If you die without making a will, state law will determine what happens to your property. Your property will be distributed to your spouse and children or, if you have neither, to other relatives according to a statutory formula.

Stim says most of us do not need a lawyer to make a will. It rarely involves complicated legal rules, and most people can draft their own will with the air of a good self-help book or software program.

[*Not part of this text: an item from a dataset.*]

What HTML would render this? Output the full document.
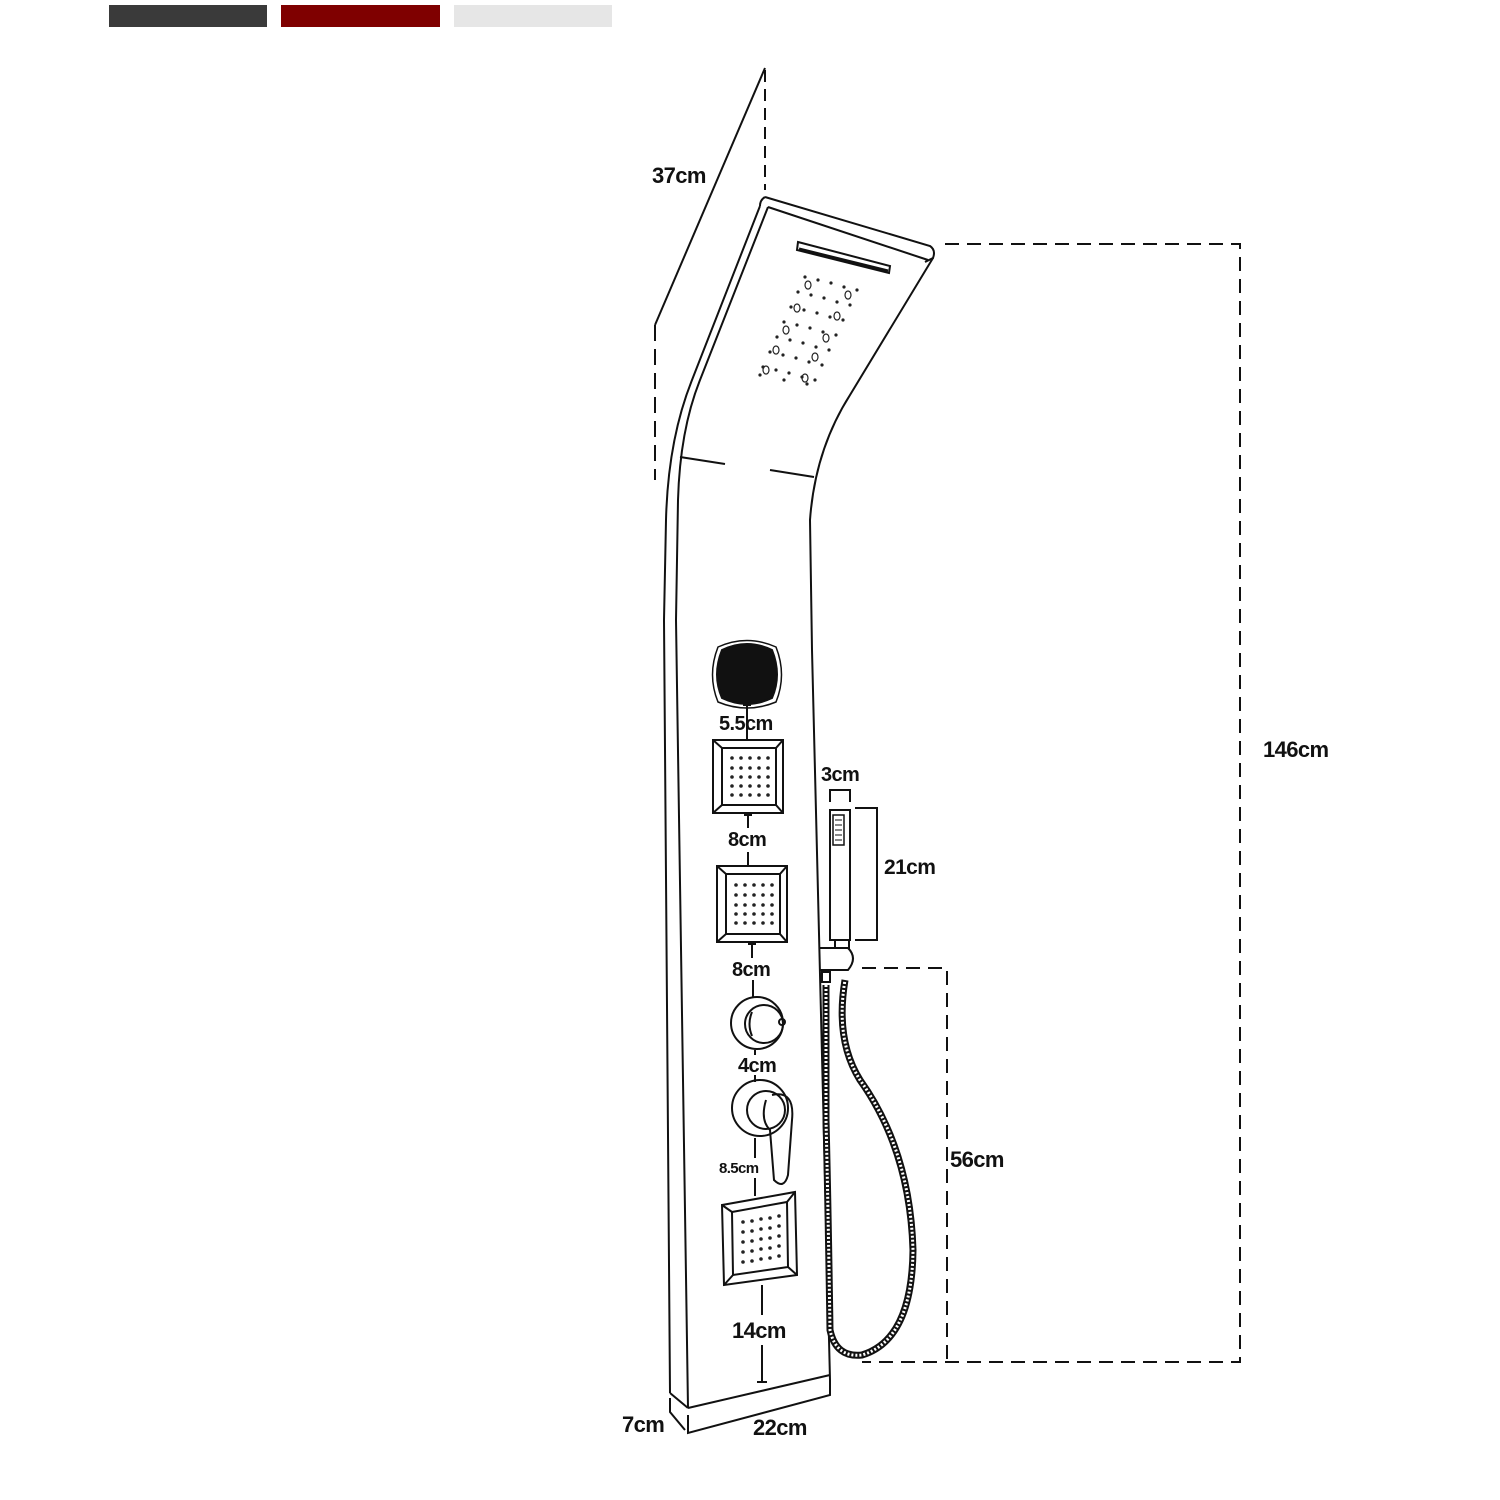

When it comes to making a will, you may want to consider getting a lawyer if:

  • You think the will might be contested on grounds of fraud, or a claim that you were unduly influenced or weren't of sound mind when you signed it
  • Your estate is high enough to warrant federal estate taxes (in 2004, if your estate was worth more than $1.5 million, it was subject to federal estate taxes)
  • You co-own a business with other people and want to pass on your share of the business to your heirs
  • You need to set up a special-needs trust for a relative who's disabled (to make sure he or she continues to receive government benefits)
  • You do not want to include your spouse as an heir to your will; this usually is not allowed without your spouse's consent, but a lawyer will help you understand your options

Creating a Living Will (Healthcare Directive)
A living will also often referred to as a healthcare directive, is created in case you can no longer communicate for yourself when it comes to your personal affairs. For example, if you get into a car accident and slip into a coma, you want to have someone who you trust making decisions on your behalf. Who would act on our behalf to pay bills, make bank deposits, watch over investments and deal with the paperwork required to collect insurance and government benefits? Who would make arrangements for our medical care and see that our wishes for treatment are carried out?

Stim says this process is very simple and can save everyone a lot of time and aggravation should a situation arise. The forms that need to be completed are straightforward.